Ireland claimed a 0-0 draw in Stockholm but even the Millwall man’s heroics couldn’t prevent a 3-0 loss in Cologne. Either way, he expects to earn his passage again this time.

“Hopefully we can get over there this time and get a result. I’d take a team performance over anything else and get a result.

“We were missing some big players last time. We’re full strength at the moment, bar Seamus (Coleman) and James (McCarthy), which is a big loss. We missed John O’Shea there last time and he’s a big figure for us.”

Germany have been hindered by a number of injuries to key players for this latest international double-header. Ireland, too, may be a very different outfit to the one that met the now world champions 12 months ago.

Forde may actually be one of as few as three or four players who started that night to do so again tomorrow although one of those likely to make way — Kevin Doyle — believes the visitors should not travel devoid of hope.

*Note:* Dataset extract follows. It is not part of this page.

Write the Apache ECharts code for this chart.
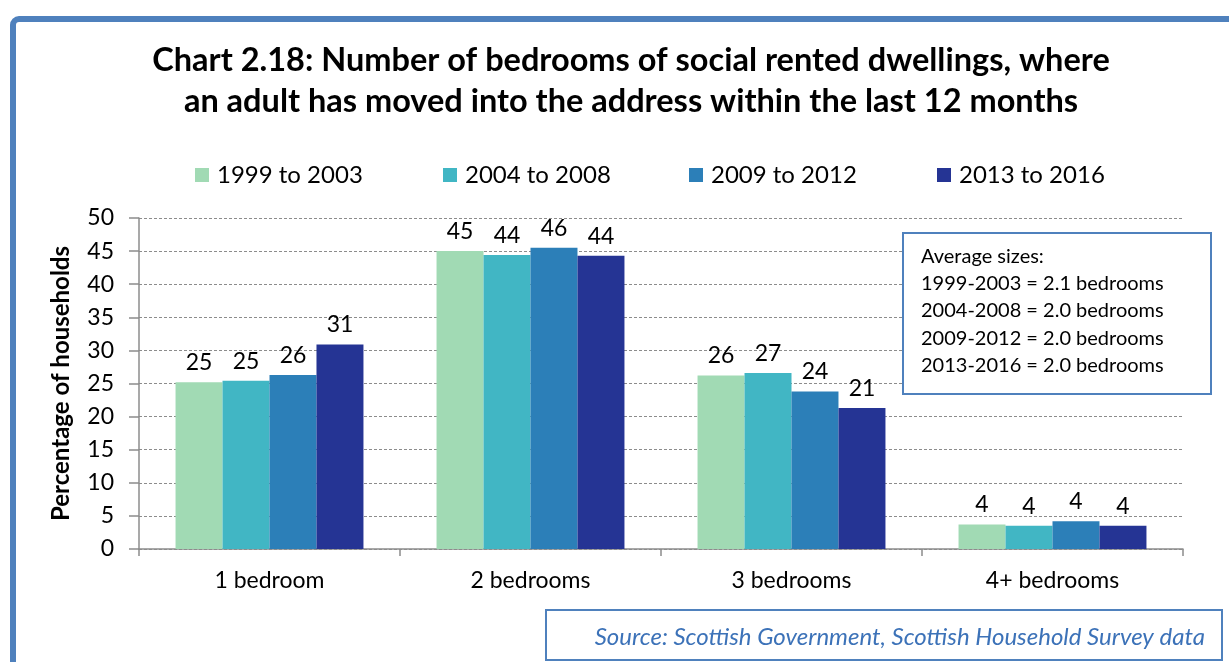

“We have to try and be organised, have a plan and a structure,” said the man currently plying his trade sporadically with Crystal Palace. They have just won the World Cup so they’re a good team.

“We know that. They beat us in the last campaign but we have a bit more confidence about us now. We play a different system now, mainly with one striker and an extra midfielder behind him.”

Doyle, like so many of these Irish players who play for mid-ranking Premier League clubs or sides scrambling for promotion from the Championship, knows all too well what it is to take to the field as an underdog and he has delivered the odd bite, too.

“These things happen, plenty of times,” he said when it is put to him whether Ireland could do something memorable. I remember playing for Wolves and we ended Manchester United’s record [unbeaten] run by beating them.

“It’s not that we go into games being massively fearful. Everyone realises that upsets happen, we could draw or win the game. You never know. We are well aware of that and it’s not like we have a negative attitude.”